Conspiracy theorists were quick to link it to the economic liberalisation that started in 1991 and India’s burgeoning population to claim that multinational cosmetic companies were out to woo the country’s consumers by propping up iconic role models.

No way, you could argue. Long before these winners, India was the original ‘Fair & Lovely’ country that offered a hot market for fairness creams. Any change brought about by the liberalisation programme could be called cosmetic in a philosophical sense. Besides, how does one explain Reita Faria winning the Miss World title in 1966? Manushi Chhillar came much later in 2017, showing that social trends are not as easy to prove as Newton’s laws of physics.

I used to hear a caustic line attributed to India’s early software evangelist Dewang Mehta, who apparently said India could do well in two fields because there were no ministries running it: IT and beauty. (The ministry of information technology emerged after India became prominent in IT).

It’s all a matter of perception. You can reverse-swing it from the eyes of the perceiver. That explains the old college t-shirt slogan: “Beauty lies in the eyes of the beer holder.” One has to behold the concept of beholding to arrive somewhere near scientific answers to the profound questions on beauty.

We may think, for starters. that beauty is more about what is cast in our senses than a matter of caste. But Rahul Gandhi does have a point or two about the social issues linked to beauty. If the preference for fair skin is a social yardstick, a healthy appearance depends on access to nutritional food—something the less privileged may not have easily received over generations.

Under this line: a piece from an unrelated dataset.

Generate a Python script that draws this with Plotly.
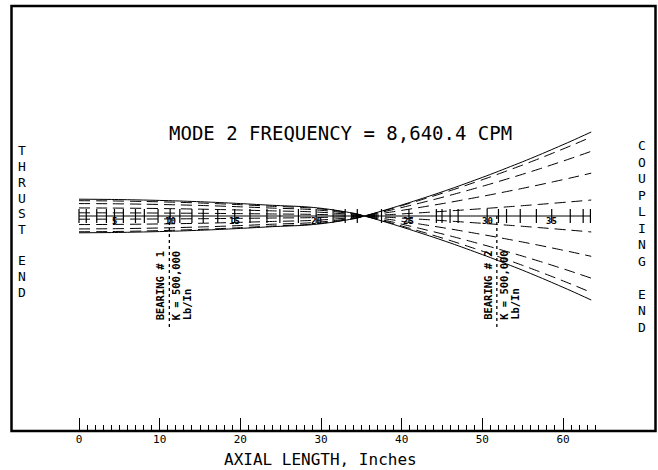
import plotly.graph_objects as go

# ---------------- data ----------------
# Mode-2 shape read along the shaft (axial length in inches, normalised deflection)
axial_in = [0, 4, 8, 12, 16, 20, 24, 28, 30, 32, 33.5, 34.5, 35.4, 37, 39, 41, 43, 45,
            47, 49, 51, 53, 55, 57, 59, 61, 63.5]
mode_amp = [-0.200, -0.197, -0.190, -0.180, -0.166, -0.148, -0.127, -0.110, -0.092,
            -0.066, -0.042, -0.024, 0.0, 0.044, 0.101, 0.161, 0.223, 0.287, 0.354,
            0.424, 0.495, 0.570, 0.646, 0.725, 0.807, 0.891, 1.0]
# relative size of each drawn orbit-phase curve (read at the coupling end)
phase_scale = [1.0, 0.94, 0.77, 0.51, 0.19, -0.19, -0.48, -0.74, -0.91, -1.0]
phase_solid = [True, False, False, False, False, False, False, False, False, True]

# shaft station positions (inches)
stations = [0, 0.9, 2.2, 3.4, 4.4, 5.5, 7.0, 8.1, 9.8, 11.3, 12.5, 14.0, 15.4, 17.2, 19.3,
            21.2, 23.3, 24.9, 27.2, 29.4, 31.5, 33.0, 34.5, 37.5, 40.9, 44.3, 45.0, 46.0,
            47.0, 50.6, 52.0, 53.0, 54.7, 56.7, 58.6, 60.9, 62.5, 63.4]
station_label_nums = [5, 10, 15, 20, 25, 30, 35]

bearing_x = [11.2, 51.8]
bearing_names = ["BEARING # 1", "BEARING # 2"]
bearing_k = "K = 500,000"
bearing_units = "Lb/In"

ruler_major = [0, 10, 20, 30, 40, 50, 60]
ruler_minor = list(range(0, 65))

title_text = "MODE 2 FREQUENCY = 8,640.4 CPM"
left_label = "THRUST END"
right_label = "COUPLING END"
axis_title = "AXIAL LENGTH, Inches"

# ---------------- geometry helpers ----------------
W, H = 658, 470
PX_PER_IN = (563 - 79) / 60.0
X0_PX = 79
CENTER_PX = 216
PX_PER_AMP = 84.0
x_range = [-X0_PX / PX_PER_IN, (W - X0_PX) / PX_PER_IN]
y_range = [-(H - CENTER_PX) / PX_PER_AMP, CENTER_PX / PX_PER_AMP]


def px_y(py):
    return (H - py) / H


def px_x(px):
    return px / W


FONT = "DejaVu Sans Mono"
fig = go.Figure()

# mode shape curves
for s, solid in zip(phase_scale, phase_solid):
    fig.add_trace(go.Scatter(
        x=axial_in, y=[a * s for a in mode_amp], mode="lines",
        line=dict(color="black", width=1, dash="solid" if solid else "11px,6px",
                  shape="spline", smoothing=0.8),
        hoverinfo="skip", showlegend=False))

# shaft centre line
fig.add_trace(go.Scatter(x=[stations[0], stations[-1]], y=[0, 0], mode="lines",
                         line=dict(color="black", width=1), showlegend=False,
                         hoverinfo="skip"))
# station ticks
tx, ty = [], []
th = 7 / PX_PER_AMP
for s in stations:
    tx += [s, s, None]
    ty += [-th, th, None]
fig.add_trace(go.Scatter(x=tx, y=ty, mode="lines", line=dict(color="black", width=1.2),
                         showlegend=False, hoverinfo="skip"))

# bearing dotted lines
bot = -(327 - CENTER_PX) / PX_PER_AMP
for bx in bearing_x:
    fig.add_trace(go.Scatter(x=[bx, bx], y=[0, bot], mode="lines",
                             line=dict(color="black", width=1.3, dash="dot"),
                             showlegend=False, hoverinfo="skip"))

annotations = []
# station numbers
for n in station_label_nums:
    annotations.append(dict(x=stations[n - 1], y=-5 / PX_PER_AMP, xref="x", yref="y",
                            text="<b>%d</b>" % n, showarrow=False,
                            xanchor="center", yanchor="middle",
                            font=dict(family=FONT, size=9, color="black")))

# bearing texts
txt_bot = -(322 - CENTER_PX) / PX_PER_AMP
for bx, name in zip(bearing_x, bearing_names):
    for off, t in [(-9 / PX_PER_IN, name), (7 / PX_PER_IN, bearing_k),
                   (18 / PX_PER_IN, bearing_units)]:
        annotations.append(dict(x=bx + off, y=txt_bot, xref="x", yref="y",
                                text="<b>%s</b>" % t, showarrow=False, textangle=-90,
                                xanchor="center", yanchor="bottom",
                                font=dict(family=FONT, size=10.5, color="black")))


def paper_text(px, py, text, size):
    return dict(x=px_x(px), y=px_y(py), xref="paper", yref="paper", text=text,
                showarrow=False, xanchor="center", yanchor="middle",
                font=dict(family=FONT, size=size, color="black"))


# title
annotations.append(paper_text(340, 133, title_text, 19))
# side labels, one letter per line
for i, ch in enumerate(left_label):
    if ch != " ":
        annotations.append(paper_text(22, 151 + i * 15.7, ch, 13))
for i, ch in enumerate(right_label):
    if ch != " ":
        annotations.append(paper_text(642, 145.5 + i * 16.5, ch, 13))
# axis title
annotations.append(paper_text(320, 459, axis_title, 16))

fig.update_layout(
    width=W, height=H, autosize=False,
    margin=dict(l=0, r=0, t=0, b=0, pad=0),
    paper_bgcolor="white", plot_bgcolor="white",
    showlegend=False,
    xaxis=dict(range=x_range, domain=[0, 1], anchor="free", position=px_y(431),
               showgrid=False, zeroline=False, showline=False,
               tickmode="array", tickvals=ruler_major,
               ticktext=[str(v) for v in ruler_major],
               ticks="inside", ticklen=13, tickwidth=1, tickcolor="black",
               tickfont=dict(family=FONT, size=11, color="black"),
               minor=dict(tickmode="array", tickvals=ruler_minor, ticks="inside",
                          ticklen=6, tickwidth=1, tickcolor="black", showgrid=False)),
    yaxis=dict(range=y_range, domain=[0, 1], visible=False, showgrid=False,
               zeroline=False),
    shapes=[dict(type="rect", xref="paper", yref="paper",
                 x0=px_x(11.5), x1=px_x(655.5), y0=px_y(431), y1=px_y(6),
                 line=dict(color="black", width=2.5))],
    annotations=annotations,
)

fig.write_html("out.html")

While the jury is forever out on what constitutes beauty, scientific studies correlate beauty with an evolutionary drive to reproduce. In turn, it links to nature as in genetics and nurture as in health partly reflected in more symmetrical physical features. In males, a symmetrical body is said to represent increased sperm count and health, while among females it is associated with increased fertility. Research also links beauty to feminine attributes such as warmth in emotional behaviour. That is as close to inner beauty as one can get in this debate.

There is also a thing called the golden ratio in aesthetic studies that points to a magic number—1.618—that is believed to indicate a proportion considered most aesthetically pleasing to human eyes in nature and art. Using the golden ratio, London-based cosmetic surgeon Julian De Silva said two years ago in a report that model Bella Hadid was the world’s most beautiful woman. Singer Beyoncé was ranked second.

Notably, Bella Hadid’s mother is a Dutch-born American and her father is a Palestinian American, while Beyoncé was born to an African American father and a mother identified as Louisiana Creole, someone who can be of European, African or mixed ancestry. Perhaps beauty is linked to hybrid vigour, as they say in literature, or a larger genetic pool, in the words of a scientist. Genomic diversity can indicate a population’s ability to withstand environmental challenges and survive—and that is evolution theory all over again.

All that has little to do with race or caste, but Rahul Gandhi may be on the money (or vote) if he links facial and body symmetry to racial or social discrimination that discourages large gene pools (such as caste-based endogamy) or malnutrition that may indicate poor health. Or there could be an argument that disadvantaged people lack the opportunities to make themselves appear good-looking.

It’s not all caste in stone, but there is evidently a science to beauty that cannot be ignored.